INSTRUCTION >> Only the lines from the top of the listing below to the line that has "d3.scaleLinear().domain([0, 10000]).range([yBot, yTop]);" should be echoed, with both ends kept and pictures left out.

SOURCE DATA >>
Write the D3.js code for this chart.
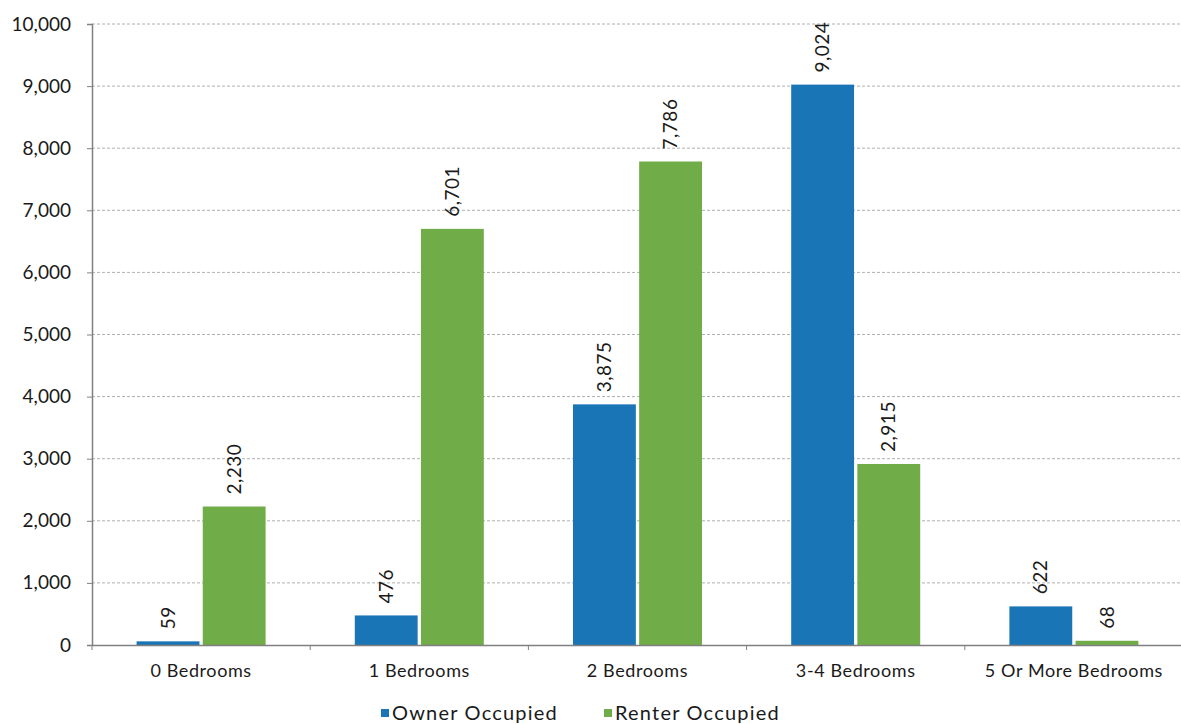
<!DOCTYPE html>
<html>
<head>
<meta charset="utf-8">
<script src="https://cdn.jsdelivr.net/npm/d3@7"></script>
<style>
body { margin: 0; background: #fff; }
svg text { font-family: "Lato", "DejaVu Sans", sans-serif; fill: #1a1a1a; }
</style>
</head>
<body>
<svg id="chart" width="1181" height="724"></svg>
<script>
const categories = ["0 Bedrooms", "1 Bedrooms", "2 Bedrooms", "3-4 Bedrooms", "5 Or More Bedrooms"];
const seriesNames = ["Owner Occupied", "Renter Occupied"];
const ownerValues = [59, 476, 3875, 9024, 622];
const renterValues = [2230, 6701, 7786, 2915, 68];
const yTicks = [0, 1000, 2000, 3000, 4000, 5000, 6000, 7000, 8000, 9000, 10000];
const colors = ["#1a75b6", "#70ac47"];

const svg = d3.select("#chart");
const margin = { left: 92, right: -2, top: 24, bottom: 79 };
const W = 1181, H = 724;
const x0 = margin.left, x1 = W - margin.right;
const yTop = margin.top, yBot = H - margin.bottom;
const groupW = 129;

const x = d3.scaleBand().domain(categories).range([x0, x1]).paddingInner(0).paddingOuter(0);
const inner = d3.scaleBand().domain(seriesNames).range([0, groupW]).paddingInner(0.05);
const y = d3.scaleLinear().domain([0, 10000]).range([yBot, yTop]);

// gridlines
svg.append("g").selectAll("line").data(yTicks.filter(d => d > 0)).join("line")
  .attr("x1", x0).attr("x2", x1)
  .attr("y1", d => y(d)).attr("y2", d => y(d))
  .attr("stroke", "#b0b0b0").attr("stroke-width", 1).attr("stroke-dasharray", "3,2");

const data = categories.map((c, i) => ({ cat: c, vals: [ownerValues[i], renterValues[i]] }));
const groupOffset = (x.bandwidth() - groupW) / 2;

const g = svg.append("g").selectAll("g").data(data).join("g")
  .attr("transform", d => `translate(${x(d.cat) + groupOffset},0)`);

g.selectAll("rect").data(d => d.vals.map((v, j) => ({ v, s: seriesNames[j], j }))).join("rect")
  .attr("x", d => inner(d.s)).attr("width", inner.bandwidth())
  .attr("y", d => y(d.v)).attr("height", d => yBot - y(d.v))
  .attr("fill", d => colors[d.j]);

g.selectAll("text").data(d => d.vals.map((v, j) => ({ v, s: seriesNames[j], j }))).join("text")
  .attr("transform", d => `translate(${inner(d.s) + inner.bandwidth() / 2},${y(d.v) - 12}) rotate(-90)`)
  .attr("dy", "0.35em").attr("text-anchor", "start")
  .style("font-size", "19px").style("letter-spacing", "0.5px")
  .text(d => d3.format(",")(d.v));

// y axis
const yAxis = svg.append("g").attr("transform", `translate(${x0},0)`)
  .call(d3.axisLeft(y).tickValues(yTicks).tickFormat(d3.format(",")).tickSize(5).tickPadding(16));
yAxis.select(".domain").attr("stroke", "#808080").attr("stroke-width", 1.5);
yAxis.selectAll(".tick line").attr("stroke", "#808080");
yAxis.selectAll(".tick text").style("font-size", "19px").attr("fill", "#1a1a1a");

// x axis
const xAxis = svg.append("g").attr("transform", `translate(0,${yBot})`)
  .call(d3.axisBottom(x).tickSize(0).tickPadding(19));
xAxis.select(".domain").attr("stroke", "#808080").attr("stroke-width", 1.5);
xAxis.selectAll(".tick text").style("font-size", "18px").style("letter-spacing", "0.6px").attr("fill", "#1a1a1a");
// category separator ticks
svg.append("g").selectAll("line").data(categories).join("line")
  .attr("x1", d => x(d)).attr("x2", d => x(d))
  .attr("y1", yBot).attr("y2", yBot + 5)
  .attr("stroke", "#808080");

// legend
const legendItems = [{ name: seriesNames[0], x: 381 }, { name: seriesNames[1], x: 604 }];
const lg = svg.append("g").selectAll("g").data(legendItems).join("g")
  .attr("transform", d => `translate(${d.x},713)`);
lg.append("rect").attr("x", 0).attr("y", -4).attr("width", 8).attr("height", 8)
  .attr("fill", (d, i) => colors[i]);
lg.append("text").attr("x", 11).attr("y", 0).attr("dy", "0.35em")
  .style("font-size", "20px").style("letter-spacing", "1.2px").text(d => d.name);
</script>
</body>
</html>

REPLY >>
Write the D3.js code for this chart.
<!DOCTYPE html>
<html>
<head>
<meta charset="utf-8">
<script src="https://cdn.jsdelivr.net/npm/d3@7"></script>
<style>
body { margin: 0; background: #fff; }
svg text { font-family: "Lato", "DejaVu Sans", sans-serif; fill: #1a1a1a; }
</style>
</head>
<body>
<svg id="chart" width="1181" height="724"></svg>
<script>
const categories = ["0 Bedrooms", "1 Bedrooms", "2 Bedrooms", "3-4 Bedrooms", "5 Or More Bedrooms"];
const seriesNames = ["Owner Occupied", "Renter Occupied"];
const ownerValues = [59, 476, 3875, 9024, 622];
const renterValues = [2230, 6701, 7786, 2915, 68];
const yTicks = [0, 1000, 2000, 3000, 4000, 5000, 6000, 7000, 8000, 9000, 10000];
const colors = ["#1a75b6", "#70ac47"];

const svg = d3.select("#chart");
const margin = { left: 92, right: -2, top: 24, bottom: 79 };
const W = 1181, H = 724;
const x0 = margin.left, x1 = W - margin.right;
const yTop = margin.top, yBot = H - margin.bottom;
const groupW = 129;

const x = d3.scaleBand().domain(categories).range([x0, x1]).paddingInner(0).paddingOuter(0);
const inner = d3.scaleBand().domain(seriesNames).range([0, groupW]).paddingInner(0.05);
const y = d3.scaleLinear().domain([0, 10000]).range([yBot, yTop]);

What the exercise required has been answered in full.